Meditation: As Christ’s disciples we are called to adhere to the moral code – do good and avoid evil. There are forces in this world who have watered down the fact that abortion is evil; abortion is a mortal sin; abortion is the taking of an innocent human life. As Saint John Chrysostom once noted: “ ‘I am a victim of violence in my nature,’ you say. ‘I love Christ, yet my nature compels me to sin.’ If you were in fact compelled to sin, if you were the victim of violence, then you would be forgiven for it. On the other hand, if you sin through idleness, do not expect forgiveness. But let us look at the question a moment to discover if we do commit sins by compulsion, under pressure of violence, rather than through idleness or serious negligence. It is written: ‘Thou shalt not kill.’ But who compels you to kill? Who forces you to do it? On the contrary, you have to do violence to your own nature to kill someone. Which of us would light-heartedly cut a neighbor’s throat? Who would gladly stain his hands with blood? No one. So the facts are the exact opposite of your contention. To sin, you have to force yourself. God has given our nature the gift of mutual love as a result of which every living creature loves its own kind, every human being loves his neighbor. Do you see? Our nature predisposes us to virtue. It is the vices that are contrary to nature. If they win a victory, it is the fault of serious negligence on our part. The conclusion is clearly apparent: virtue is consistent with our nature whereas vice is opposed to it.”

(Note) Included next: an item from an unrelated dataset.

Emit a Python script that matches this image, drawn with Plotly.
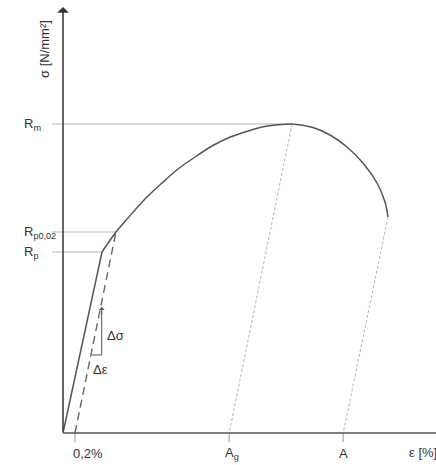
import plotly.graph_objects as go

# ---- data (schematic stress-strain diagram) ----
# strain in %, stress in relative units
elastic_eps = [0.0, 0.65]
elastic_sig = [0, 181]

offset_eps = [0.2, 0.883]
offset_sig = [0, 201]

curve_eps = [0.65, 0.883, 1.083, 1.367, 1.65, 1.917, 2.2, 2.483, 2.75, 3.033,
             3.317, 3.583, 3.817, 4.167, 4.45, 4.733, 5.0, 5.233, 5.367, 5.417]
curve_sig = [181, 201, 215, 234, 250, 264, 276, 287, 295, 301,
             306, 308.3, 309, 305.5, 298, 286, 270, 250, 231, 216]

Rm, Rp002, Rp = 309, 201, 181
eps_Rm, eps_Rp002, eps_Rp = 3.817, 0.883, 0.65
eps_end, sig_end = 5.417, 216

tick_vals = [0.2, 2.77, 4.67]
tick_text = ["0,2%", "A<sub>g</sub>", "A"]
tick_shift = [13, 3, 0]

y_labels = ["R<sub>m</sub>", "R<sub>p0,02</sub>", "R<sub>p</sub>"]
y_label_vals = [Rm, Rp002, Rp]

# triangle for slope
tri_eps = [0.483, 0.645]
tri_sig = [78, 126]

# ---- layout constants ----
X_MIN, X_MAX = -1.05, 6.2167
Y_MIN, Y_MAX = -32, 433
LINE_START = -0.183
FONT = "Liberation Sans, Arial, sans-serif"
TXT = "#333333"

fig = go.Figure()

def line(x, y, color, width, dash="solid", shape="linear", smoothing=1.0):
    ln = dict(color=color, width=width, dash=dash, shape=shape)
    if shape == "spline":
        ln["smoothing"] = smoothing
    fig.add_trace(go.Scatter(x=x, y=y, mode="lines", line=ln,
                             hoverinfo="skip", showlegend=False))

# horizontal reference lines
for lv, le in zip([Rm, Rp002, Rp], [eps_Rm, eps_Rp002, eps_Rp]):
    line([LINE_START, le], [lv, lv], "#b5b5b5", 1)

# dotted unloading lines
line([eps_Rm, tick_vals[1]], [Rm, 0], "#b5b5b5", 1, dash="3px,2px")
line([eps_end, tick_vals[2]], [sig_end, 0], "#b5b5b5", 1, dash="3px,2px")

# ticks below axis
for tv in tick_vals:
    line([tv, tv], [0, -9], "#999999", 1)

# offset (0.2%) dashed line
line(offset_eps, offset_sig, "#666666", 1.4, dash="8px,5px")

# elastic line
line(elastic_eps, elastic_sig, "#555555", 1.5)

# curve
line(curve_eps, curve_sig, "#555555", 1.5, shape="spline", smoothing=0.8)

# slope triangle
line([tri_eps[0], tri_eps[1], tri_eps[1]], [tri_sig[0], tri_sig[0], tri_sig[1] - 4], "#555555", 1)

# x axis
line([0, X_MAX], [0, 0], "#555555", 1.6)

annotations = []
# y axis with arrow
annotations.append(dict(x=0, y=426, ax=0, ay=0, xref="x", yref="y", axref="x", ayref="y",
                        showarrow=True, arrowhead=1, arrowsize=1.3, arrowwidth=1.5,
                        arrowcolor="#333333", text=""))
# triangle arrow
annotations.append(dict(x=tri_eps[1], y=tri_sig[1], ax=tri_eps[1], ay=tri_sig[1] - 10,
                        xref="x", yref="y", axref="x", ayref="y",
                        showarrow=True, arrowhead=1, arrowsize=1, arrowwidth=1,
                        arrowcolor="#555555", text=""))

for lab, v in zip(y_labels, y_label_vals):
    annotations.append(dict(x=-0.683, y=v, xref="x", yref="y", text=lab, showarrow=False,
                            xanchor="left", yanchor="middle",
                            font=dict(family=FONT, size=13, color=TXT)))

for lab, v, s in zip(tick_text, tick_vals, tick_shift):
    annotations.append(dict(x=v, y=-20, xref="x", yref="y", text=lab, showarrow=False,
                            xanchor="center", yanchor="middle", xshift=s,
                            font=dict(family=FONT, size=13, color=TXT)))

annotations.append(dict(x=5.733, y=-19, xref="x", yref="y", text="ε [%]", showarrow=False,
                        xanchor="left", yanchor="middle",
                        font=dict(family=FONT, size=13, color=TXT)))
annotations.append(dict(x=-0.317, y=384, xref="x", yref="y", text="σ [N/mm²]", showarrow=False,
                        textangle=-90, xanchor="center", yanchor="middle",
                        font=dict(family=FONT, size=13, color=TXT)))
annotations.append(dict(x=0.883, y=98, xref="x", yref="y", text="Δσ", showarrow=False,
                        xanchor="center", yanchor="middle",
                        font=dict(family=FONT, size=13, color=TXT)))
annotations.append(dict(x=0.62, y=64, xref="x", yref="y", text="Δε", showarrow=False,
                        xanchor="center", yanchor="middle",
                        font=dict(family=FONT, size=13, color=TXT)))

fig.update_layout(
    width=436, height=465,
    margin=dict(l=0, r=0, t=0, b=0),
    paper_bgcolor="white", plot_bgcolor="white",
    xaxis=dict(range=[X_MIN, X_MAX], visible=False, fixedrange=True),
    yaxis=dict(range=[Y_MIN, Y_MAX], visible=False, fixedrange=True),
    annotations=annotations,
    showlegend=False,
)

fig.write_html("out.html")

Prayer: God our Creator, we give thanks to you, who alone have the power to impart the breath of life as you form each of us in our mother’s womb; grant, we pray, that we, whom you have made stewards of creation, may remain faithful to this sacred trust and constant in safeguarding the dignity of every human life. Through our Lord Jesus Christ, your Son, who lives and reigns with you in the unity of the Holy Spirit, one God, for ever and ever. Amen.
Contemplation: What is the good life, the ultimate end and the purpose of life? Is it not happiness, which is none other than the complete good, the sum of all goods, leaving nothing more to be desired? Jesus addresses this question in his sermon on the mount. The word “beatitude” literally means “happiness” or “blessedness.” What is the significance of Jesus’ beatitudes, and why are they so central to his teaching? The beatitudes respond to the natural desire for happiness that God has placed in every heart. They teach us the final end to which God calls us, namely the coming of God’s kingdom (Matthew 4:17), the vision of God (Matthew 5:8; 1 John 2;1), entering into the joy of the Lord (Matthew 25:21-23) and into his rest (Hebrews 4:7-11). Jesus’ beatitudes also confront us with decisive choices concerning the life we pursue here on earth and the use we make of the goods he puts at our disposal. God alone satisfies. Do you seek the highest good, the total good, the moral good, which is above all else?